Was the International Criminal Court (ICC) set up only to bring down African warlords or leaders? Maybe not, but many people in sub-Saharan Africa think so. Even if that claim is not entirely true, the number of cases from African countries currently being tried at the ICC makes for a good argument.
For example, the court charged Kenya's President Uhuru Kenyatta with crimes against humanity for his alleged involvement in the 2007-08 post-election violence. The prosecutors later dropped the charges due to a lack of sufficient evidence. But other powerful world leaders have been accused of committing far greater crimes with impunity. I am not suggesting that Kenyatta should not answer for his alleged crimes, but those powerful leaders should be held accountable as well.
For instance, former British Prime Minister Tony Blair was not indicted over British involvement in the Iraq war. The Chilcot Inquiry, appointed by his successor Gordon Brown, did rule that there was no direct threat from Iraq's dictator Saddam Hussein when the British army invaded Iraq. But the International Criminial Court is only carrying out preliminary investigations - 13 years after the invasion.
Lack of jurisdiction
Burundi and South Africa, and just recently Gambia, announced that they will be withdrawing from the ICC. In some ways, the United States set a similar precedent. While the US signed the Rome Statute in 2000 under the Clinton administration, it was never ratified by the Senate. Without ratification, the US never became a member of the ICC and therefore does not fall under the court's jurisdiction.
The ICC also does not have jurisdiction over some of the most powerful nations in the world such as Russia, China and Israel. Human rights organizations have accused all of these countries of committing human rights violations in the past.

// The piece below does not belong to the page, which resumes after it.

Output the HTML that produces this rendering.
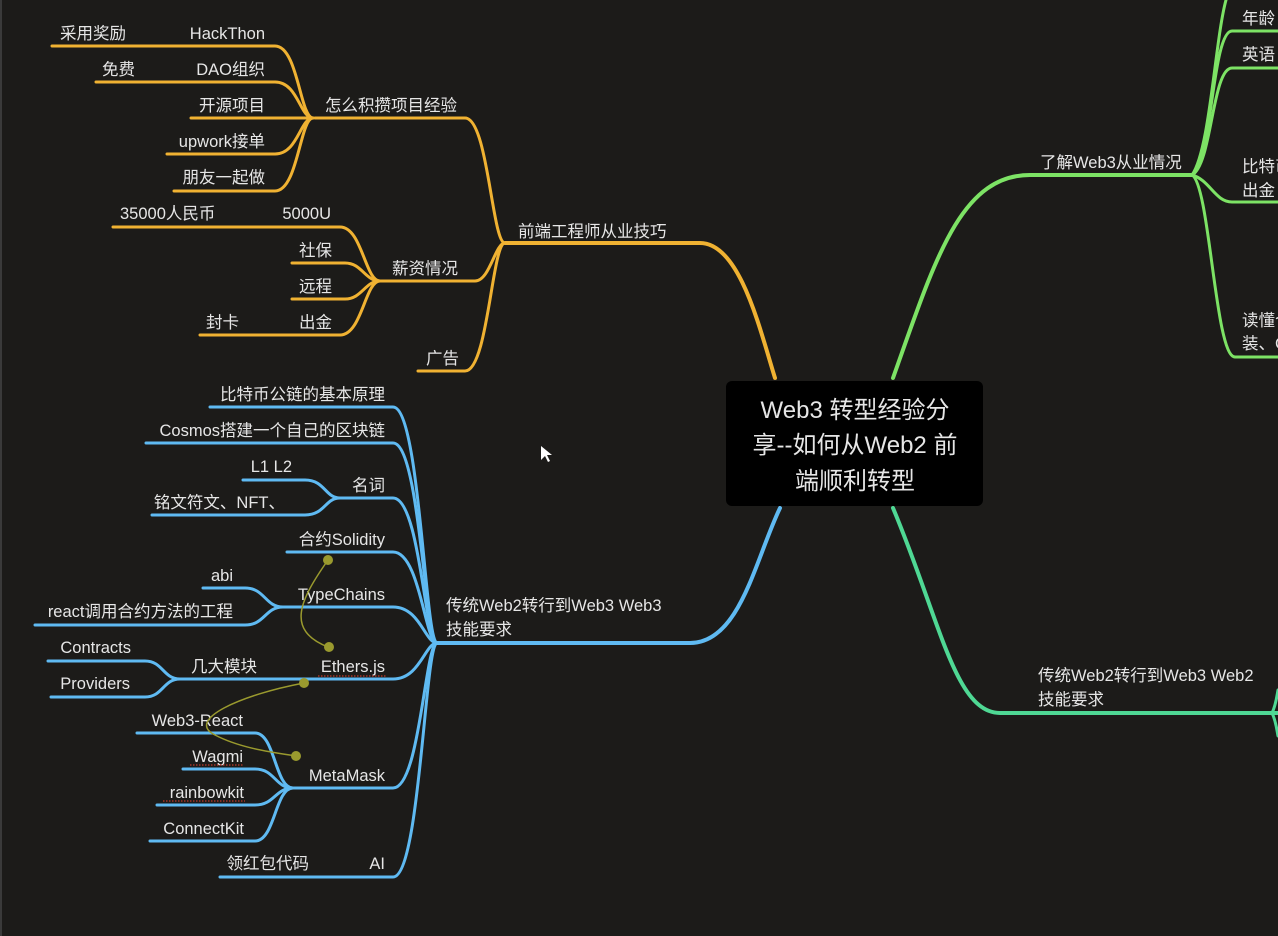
<!DOCTYPE html>
<html><head><meta charset="utf-8"><style>
html,body{margin:0;padding:0;background:#1c1b19;width:1278px;height:936px;overflow:hidden}
svg{display:block}
text{font-family:"Liberation Sans","Noto Sans CJK SC",sans-serif;fill:#e6e6e6;font-size:16.5px}
.o{stroke:#f0b232;fill:none;stroke-width:3;stroke-linecap:round}
.b{stroke:#5fbaf2;fill:none;stroke-width:3;stroke-linecap:round}
.g{stroke:#7de365;fill:none;stroke-width:3;stroke-linecap:round}
.t{stroke:#4fd894;fill:none;stroke-width:3;stroke-linecap:round}
.r{text-anchor:end}
</style></head><body>
<svg width="1278" height="936" viewBox="0 0 1278 936">
<rect x="0" y="0" width="2" height="936" fill="#3a3a3a"/>
<!-- orange -->
<path class="o" style="stroke-width:4" d="M505 243 L700 243 C740 243 760 330 775 378"/>
<path class="o" d="M315 118 L465 118 C488 118 492 243 505 243"/>
<path class="o" d="M380 281 L475 281 C490 281 495 243 505 243"/>
<path class="o" d="M418 371 L465 371 C488 371 492 243 505 243"/>
<path class="o" d="M52 46 L275 46 C298 46 300 118 313 118"/>
<path class="o" d="M96 82 L275 82 C298 82 300 118 313 118"/>
<path class="o" d="M191 118 L313 118"/>
<path class="o" d="M167 154 L275 154 C298 154 300 118 313 118"/>
<path class="o" d="M174 191 L275 191 C298 191 300 118 313 118"/>
<path class="o" d="M113 227 L340 227 C362 227 365 281 380 281"/>
<path class="o" d="M292 263 L345 263 C362 263 365 281 380 281"/>
<path class="o" d="M292 299 L345 299 C362 299 365 281 380 281"/>
<path class="o" d="M200 335 L340 335 C362 335 365 281 380 281"/>
<text x="518" y="237">前端工程师从业技巧</text>
<text x="325" y="111">怎么积攒项目经验</text>
<text x="392" y="274">薪资情况</text>
<text x="426" y="364">广告</text>
<text x="60" y="39">采用奖励</text>
<text x="265" y="39" class="r">HackThon</text>
<text x="102" y="75">免费</text>
<text x="265" y="75" class="r">DAO组织</text>
<text x="265" y="111" class="r">开源项目</text>
<text x="265" y="147" class="r">upwork接单</text>
<text x="265" y="183" class="r">朋友一起做</text>
<text x="120" y="219">35000人民币</text>
<text x="331" y="219" class="r">5000U</text>
<text x="332" y="256" class="r">社保</text>
<text x="332" y="292" class="r">远程</text>
<text x="206" y="328">封卡</text>
<text x="332" y="328" class="r">出金</text>
<!-- blue -->
<path class="b" style="stroke-width:4" d="M437 643 L690 643 C740 643 755 560 780 508"/>
<path class="b" d="M210 407 L393 407 C420 407 425 643 437 643"/>
<path class="b" d="M146 443 L393 443 C420 443 425 643 437 643"/>
<path class="b" d="M340 498 L393 498 C420 498 425 643 437 643"/>
<path class="b" d="M287 552 L393 552 C420 552 425 643 437 643"/>
<path class="b" d="M283 607 L393 607 C420 607 425 643 437 643"/>
<path class="b" d="M180 679 L393 679 C420 679 425 643 437 643"/>
<path class="b" d="M293 788 L393 788 C420 788 425 643 437 643"/>
<path class="b" d="M220 877 L393 877 C420 877 425 643 437 643"/>
<path class="b" d="M243 480 L305 480 C325 480 325 498 340 498"/>
<path class="b" d="M152 515 L305 515 C325 515 325 498 340 498"/>
<path class="b" d="M203 588 L245 588 C265 588 265 607 283 607"/>
<path class="b" d="M35 625 L245 625 C265 625 265 607 283 607"/>
<path class="b" d="M48 661 L145 661 C163 661 163 679 180 679"/>
<path class="b" d="M51 697 L145 697 C163 697 163 679 180 679"/>
<path class="b" d="M137 733 L255 733 C275 733 275 788 293 788"/>
<path class="b" d="M183 769 L255 769 C275 769 275 788 293 788"/>
<path class="b" d="M157 805 L255 805 C275 805 275 788 293 788"/>
<path class="b" d="M150 841 L255 841 C275 841 275 788 293 788"/>
<text x="446" y="611">传统Web2转行到Web3 Web3</text>
<text x="446" y="635">技能要求</text>
<text x="385" y="400" class="r">比特币公链的基本原理</text>
<text x="385" y="436" class="r">Cosmos搭建一个自己的区块链</text>
<text x="292" y="472" class="r">L1 L2</text>
<text x="385" y="491" class="r">名词</text>
<text x="285" y="508" class="r">铭文符文、NFT、</text>
<text x="385" y="545" class="r">合约Solidity</text>
<text x="233" y="581" class="r">abi</text>
<text x="385" y="600" class="r">TypeChains</text>
<text x="233" y="617" class="r">react调用合约方法的工程</text>
<text x="131" y="653" class="r">Contracts</text>
<text x="257" y="672" class="r">几大模块</text>
<text x="385" y="672" class="r">Ethers.js</text>
<text x="130" y="689" class="r">Providers</text>
<text x="243" y="726" class="r">Web3-React</text>
<text x="243" y="762" class="r">Wagmi</text>
<text x="385" y="781" class="r">MetaMask</text>
<text x="244" y="798" class="r">rainbowkit</text>
<text x="244" y="834" class="r">ConnectKit</text>
<text x="309" y="869" class="r">领红包代码</text>
<text x="385" y="869" class="r">AI</text>
<g stroke="#c0392b" stroke-width="1.2" stroke-dasharray="1.5,1.5">
<line x1="318" y1="676" x2="386" y2="676"/>
<line x1="190" y1="765" x2="244" y2="765"/>
<line x1="163" y1="801" x2="245" y2="801"/>
</g>
<!-- olive connectors -->
<g stroke="#9a9a2e" stroke-width="1.5" fill="none">
<path d="M328 560 C300 600 285 630 328 647"/>
<path d="M304 683 C240 695 185 720 215 735 C240 748 270 752 296 756"/>
</g>
<g fill="#9a9a2e">
<circle cx="328" cy="560" r="5"/><circle cx="329" cy="647" r="5"/>
<circle cx="304" cy="683" r="5"/><circle cx="296" cy="756" r="5"/>
</g>
<!-- green -->
<path class="g" style="stroke-width:4" d="M893 378 C935 260 960 175 1030 175 L1192 175"/>
<path class="g" d="M1192 175 C1210 150 1215 40 1226 0"/>
<path class="g" d="M1192 175 C1212 165 1212 31 1232 31 L1278 31"/>
<path class="g" d="M1192 175 C1212 165 1212 68 1232 68 L1278 68"/>
<path class="g" d="M1192 175 C1210 180 1215 202 1232 202 L1278 202"/>
<path class="g" d="M1192 175 C1210 185 1215 357 1235 357 L1278 357"/>
<text x="1040" y="168">了解Web3从业情况</text>
<text x="1242" y="24">年龄</text>
<text x="1242" y="60">英语</text>
<text x="1242" y="172">比特币</text>
<text x="1242" y="196">出金</text>
<text x="1242" y="326">读懂合</text>
<text x="1242" y="349">装、C</text>
<!-- teal -->
<path class="t" style="stroke-width:4" d="M893 508 C940 620 955 713 1000 713 L1278 713"/>
<path class="t" d="M1272 713 C1276 705 1277 695 1278 690"/>
<path class="t" d="M1272 713 C1276 721 1277 731 1278 736"/>
<text x="1038" y="681">传统Web2转行到Web3 Web2</text>
<text x="1038" y="705">技能要求</text>
<!-- center -->
<rect x="726" y="381" width="257" height="125" rx="6" fill="#000"/>
<text x="855" y="418" style="font-size:24px;text-anchor:middle">Web3 转型经验分</text>
<text x="855" y="453" style="font-size:24px;text-anchor:middle">享--如何从Web2 前</text>
<text x="855" y="489" style="font-size:24px;text-anchor:middle">端顺利转型</text>
<path d="M541 446 L541 460 L545 456 L548 462 L550 461 L547 455 L552 455 Z" fill="#fff"/>
</svg>
</body></html>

The African Union (AU) claims that it wants to strengthen the African Court of Justice and Human Rights as a possible alternative to the ICC. But this begs the question of its seriousness and commitment to justice. If its predecessor, the Organization of African Union, or the current AU has not been a satisfactorily functional institution, how could its legal wing be able to prosecute perpetrators of human rights violations? Most of whom are heads of states with assets and allies far greater than the African Union?
A sole focus on Africa is absurd
The argument is that the ICC is best placed to put an end to impunity across the globe. Amnesty International has described the court as "an important step towards creating rights-respecting societies around the world." But the court itself was fundamentally flawed from its inception.
How do you explain its total focus on Africa? It's a fact that impunity thrives in Africa and most African leaders wield unchecked powers. But a total focus on the continent for these reasons alone is absurd.
Africa does need legal frameworks capable of holding its leaders accountable for their crimes. But the ICC with its current mandate is clearly not the right instrument. African leaders use these criticisms against the court to easily cast off their responsibility of protecting the rights of their citizens.
The AU acknowledges these leaders are protected by immunity but doesn't have the jurisdiction to strip them of such protection. Even a strengthened AU's justice court would be a puppet to the commission and a mockery to transitional justice.
The ICC needs a broader mandate
The AU commission, made up of some the continent's worst rights offenders, wants out of the ICC and would say anything to leave. This leaves us with only one option: the remaking of the ICC. To do so, the United Nations needs to overhaul the court completely. The ICC as we know it should be dismantled and replaced by an institution with a much broader mandate.
This new institution should be seen to be genuinely investigating rights violations including those committed by all five permanent members of the UN Security Council: the US, Great Britain, France, Russia and China.
The members of the Security Council should also enhance the AU with more powers and responsibilities. If the AU had a permanent representation at the Security Council, it would, hypothetically, be more inclined to prevent war crimes or hold its member countries accountable for gross human rights violations.
African leaders need to be included
The new ICC should consider conducting its trials at the closest but secure location geographically possible to the scene of the crime. The outcome of two tribunals on the African continent - the International Criminal Tribunal for Rwanda and the Special Court for Sierra Leone - were widely accepted partly because of their proximity.
African leaders would see themselves as part of the international justice arena, rather than the victims. In essence, they would have no more excuses to make to ordinary Africans that the court is unfairly targeting them.